Exercise requirements:
Word for word, quote all of the material, omitting the pictures.

Dataset extract:
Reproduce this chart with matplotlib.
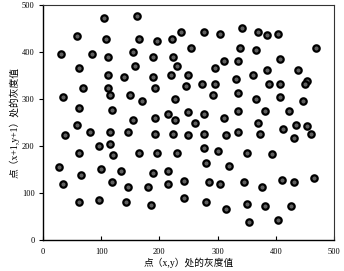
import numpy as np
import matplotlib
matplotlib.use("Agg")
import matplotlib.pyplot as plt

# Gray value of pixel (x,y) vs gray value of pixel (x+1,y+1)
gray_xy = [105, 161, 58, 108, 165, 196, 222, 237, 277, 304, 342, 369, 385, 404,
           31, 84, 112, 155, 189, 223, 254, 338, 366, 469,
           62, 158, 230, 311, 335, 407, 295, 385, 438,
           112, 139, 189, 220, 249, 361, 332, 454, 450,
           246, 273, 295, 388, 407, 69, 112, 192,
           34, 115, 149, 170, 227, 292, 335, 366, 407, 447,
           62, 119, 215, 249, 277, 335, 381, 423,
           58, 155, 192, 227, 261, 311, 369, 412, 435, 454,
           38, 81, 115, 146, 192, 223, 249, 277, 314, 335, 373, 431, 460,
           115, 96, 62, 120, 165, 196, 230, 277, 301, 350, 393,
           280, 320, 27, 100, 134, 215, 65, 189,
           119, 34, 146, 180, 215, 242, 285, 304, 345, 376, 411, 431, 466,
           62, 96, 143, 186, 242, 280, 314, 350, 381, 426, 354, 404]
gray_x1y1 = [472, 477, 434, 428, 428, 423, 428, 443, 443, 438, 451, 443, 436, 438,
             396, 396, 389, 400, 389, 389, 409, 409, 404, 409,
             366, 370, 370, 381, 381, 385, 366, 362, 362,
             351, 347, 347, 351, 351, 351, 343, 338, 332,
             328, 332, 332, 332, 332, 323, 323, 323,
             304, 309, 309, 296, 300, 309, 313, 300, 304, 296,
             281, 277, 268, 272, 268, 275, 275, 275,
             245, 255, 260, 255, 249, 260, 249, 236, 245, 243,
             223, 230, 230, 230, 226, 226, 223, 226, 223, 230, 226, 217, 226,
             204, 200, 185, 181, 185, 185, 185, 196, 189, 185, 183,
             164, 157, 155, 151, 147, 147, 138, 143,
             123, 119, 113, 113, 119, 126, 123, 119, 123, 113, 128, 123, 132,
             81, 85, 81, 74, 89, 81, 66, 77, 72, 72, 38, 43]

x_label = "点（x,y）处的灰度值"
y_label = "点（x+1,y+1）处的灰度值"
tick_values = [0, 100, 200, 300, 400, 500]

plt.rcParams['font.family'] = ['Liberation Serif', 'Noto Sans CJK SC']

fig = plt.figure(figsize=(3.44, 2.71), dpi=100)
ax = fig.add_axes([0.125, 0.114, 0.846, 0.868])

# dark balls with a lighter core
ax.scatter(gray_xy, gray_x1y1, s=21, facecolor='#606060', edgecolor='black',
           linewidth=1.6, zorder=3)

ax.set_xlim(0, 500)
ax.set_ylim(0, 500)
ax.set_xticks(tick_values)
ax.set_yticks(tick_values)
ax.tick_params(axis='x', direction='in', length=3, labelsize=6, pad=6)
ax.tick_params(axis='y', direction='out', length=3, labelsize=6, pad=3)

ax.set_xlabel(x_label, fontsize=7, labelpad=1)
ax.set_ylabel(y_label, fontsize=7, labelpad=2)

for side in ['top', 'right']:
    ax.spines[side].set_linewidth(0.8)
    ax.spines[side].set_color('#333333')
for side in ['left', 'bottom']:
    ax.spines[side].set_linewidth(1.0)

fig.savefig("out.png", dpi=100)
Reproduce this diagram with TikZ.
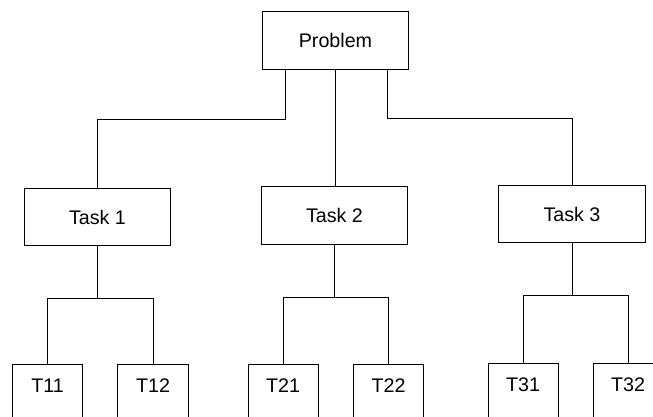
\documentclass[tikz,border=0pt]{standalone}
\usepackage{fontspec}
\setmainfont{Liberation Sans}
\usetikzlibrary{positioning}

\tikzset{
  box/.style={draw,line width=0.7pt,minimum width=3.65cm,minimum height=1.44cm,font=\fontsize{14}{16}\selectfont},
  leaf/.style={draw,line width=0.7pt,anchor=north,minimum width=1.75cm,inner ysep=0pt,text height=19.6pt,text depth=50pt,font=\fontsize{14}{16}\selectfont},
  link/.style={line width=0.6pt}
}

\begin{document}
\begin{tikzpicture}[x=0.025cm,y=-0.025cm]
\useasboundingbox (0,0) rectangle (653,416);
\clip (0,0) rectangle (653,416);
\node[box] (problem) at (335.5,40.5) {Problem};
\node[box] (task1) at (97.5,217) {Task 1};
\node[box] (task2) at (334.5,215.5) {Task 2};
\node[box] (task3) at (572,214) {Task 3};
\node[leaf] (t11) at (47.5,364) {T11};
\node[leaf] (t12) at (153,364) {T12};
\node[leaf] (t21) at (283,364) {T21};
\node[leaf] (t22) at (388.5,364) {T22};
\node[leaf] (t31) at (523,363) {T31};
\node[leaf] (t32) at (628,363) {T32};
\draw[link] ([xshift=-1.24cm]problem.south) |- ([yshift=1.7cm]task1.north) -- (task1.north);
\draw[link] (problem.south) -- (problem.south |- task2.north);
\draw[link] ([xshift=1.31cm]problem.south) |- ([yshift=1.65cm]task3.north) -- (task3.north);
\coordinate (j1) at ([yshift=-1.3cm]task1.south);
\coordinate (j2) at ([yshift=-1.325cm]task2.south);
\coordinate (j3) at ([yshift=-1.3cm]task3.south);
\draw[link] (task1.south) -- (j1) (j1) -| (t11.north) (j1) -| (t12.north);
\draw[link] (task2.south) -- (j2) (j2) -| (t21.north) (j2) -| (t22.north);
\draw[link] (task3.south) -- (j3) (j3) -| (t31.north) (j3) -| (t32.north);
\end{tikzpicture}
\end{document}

Exercise response:
Reproduce this chart with matplotlib.
import numpy as np
import matplotlib
matplotlib.use("Agg")
import matplotlib.pyplot as plt

# Gray value of pixel (x,y) vs gray value of pixel (x+1,y+1)
gray_xy = [105, 161, 58, 108, 165, 196, 222, 237, 277, 304, 342, 369, 385, 404,
           31, 84, 112, 155, 189, 223, 254, 338, 366, 469,
           62, 158, 230, 311, 335, 407, 295, 385, 438,
           112, 139, 189, 220, 249, 361, 332, 454, 450,
           246, 273, 295, 388, 407, 69, 112, 192,
           34, 115, 149, 170, 227, 292, 335, 366, 407, 447,
           62, 119, 215, 249, 277, 335, 381, 423,
           58, 155, 192, 227, 261, 311, 369, 412, 435, 454,
           38, 81, 115, 146, 192, 223, 249, 277, 314, 335, 373, 431, 460,
           115, 96, 62, 120, 165, 196, 230, 277, 301, 350, 393,
           280, 320, 27, 100, 134, 215, 65, 189,
           119, 34, 146, 180, 215, 242, 285, 304, 345, 376, 411, 431, 466,
           62, 96, 143, 186, 242, 280, 314, 350, 381, 426, 354, 404]
gray_x1y1 = [472, 477, 434, 428, 428, 423, 428, 443, 443, 438, 451, 443, 436, 438,
             396, 396, 389, 400, 389, 389, 409, 409, 404, 409,
             366, 370, 370, 381, 381, 385, 366, 362, 362,
             351, 347, 347, 351, 351, 351, 343, 338, 332,
             328, 332, 332, 332, 332, 323, 323, 323,
             304, 309, 309, 296, 300, 309, 313, 300, 304, 296,
             281, 277, 268, 272, 268, 275, 275, 275,
             245, 255, 260, 255, 249, 260, 249, 236, 245, 243,
             223, 230, 230, 230, 226, 226, 223, 226, 223, 230, 226, 217, 226,
             204, 200, 185, 181, 185, 185, 185, 196, 189, 185, 183,
             164, 157, 155, 151, 147, 147, 138, 143,
             123, 119, 113, 113, 119, 126, 123, 119, 123, 113, 128, 123, 132,
             81, 85, 81, 74, 89, 81, 66, 77, 72, 72, 38, 43]

x_label = "点（x,y）处的灰度值"
y_label = "点（x+1,y+1）处的灰度值"
tick_values = [0, 100, 200, 300, 400, 500]

plt.rcParams['font.family'] = ['Liberation Serif', 'Noto Sans CJK SC']

fig = plt.figure(figsize=(3.44, 2.71), dpi=100)
ax = fig.add_axes([0.125, 0.114, 0.846, 0.868])

# dark balls with a lighter core
ax.scatter(gray_xy, gray_x1y1, s=21, facecolor='#606060', edgecolor='black',
           linewidth=1.6, zorder=3)

ax.set_xlim(0, 500)
ax.set_ylim(0, 500)
ax.set_xticks(tick_values)
ax.set_yticks(tick_values)
ax.tick_params(axis='x', direction='in', length=3, labelsize=6, pad=6)
ax.tick_params(axis='y', direction='out', length=3, labelsize=6, pad=3)

ax.set_xlabel(x_label, fontsize=7, labelpad=1)
ax.set_ylabel(y_label, fontsize=7, labelpad=2)

for side in ['top', 'right']:
    ax.spines[side].set_linewidth(0.8)
    ax.spines[side].set_color('#333333')
for side in ['left', 'bottom']:
    ax.spines[side].set_linewidth(1.0)

fig.savefig("out.png", dpi=100)
Reproduce this diagram with TikZ.
\documentclass[tikz,border=0pt]{standalone}
\usepackage{fontspec}
\setmainfont{Liberation Sans}
\usetikzlibrary{positioning}

\tikzset{
  box/.style={draw,line width=0.7pt,minimum width=3.65cm,minimum height=1.44cm,font=\fontsize{14}{16}\selectfont},
  leaf/.style={draw,line width=0.7pt,anchor=north,minimum width=1.75cm,inner ysep=0pt,text height=19.6pt,text depth=50pt,font=\fontsize{14}{16}\selectfont},
  link/.style={line width=0.6pt}
}

\begin{document}
\begin{tikzpicture}[x=0.025cm,y=-0.025cm]
\useasboundingbox (0,0) rectangle (653,416);
\clip (0,0) rectangle (653,416);
\node[box] (problem) at (335.5,40.5) {Problem};
\node[box] (task1) at (97.5,217) {Task 1};
\node[box] (task2) at (334.5,215.5) {Task 2};
\node[box] (task3) at (572,214) {Task 3};
\node[leaf] (t11) at (47.5,364) {T11};
\node[leaf] (t12) at (153,364) {T12};
\node[leaf] (t21) at (283,364) {T21};
\node[leaf] (t22) at (388.5,364) {T22};
\node[leaf] (t31) at (523,363) {T31};
\node[leaf] (t32) at (628,363) {T32};
\draw[link] ([xshift=-1.24cm]problem.south) |- ([yshift=1.7cm]task1.north) -- (task1.north);
\draw[link] (problem.south) -- (problem.south |- task2.north);
\draw[link] ([xshift=1.31cm]problem.south) |- ([yshift=1.65cm]task3.north) -- (task3.north);
\coordinate (j1) at ([yshift=-1.3cm]task1.south);
\coordinate (j2) at ([yshift=-1.325cm]task2.south);
\coordinate (j3) at ([yshift=-1.3cm]task3.south);
\draw[link] (task1.south) -- (j1) (j1) -| (t11.north) (j1) -| (t12.north);
\draw[link] (task2.south) -- (j2) (j2) -| (t21.north) (j2) -| (t22.north);
\draw[link] (task3.south) -- (j3) (j3) -| (t31.north) (j3) -| (t32.north);
\end{tikzpicture}
\end{document}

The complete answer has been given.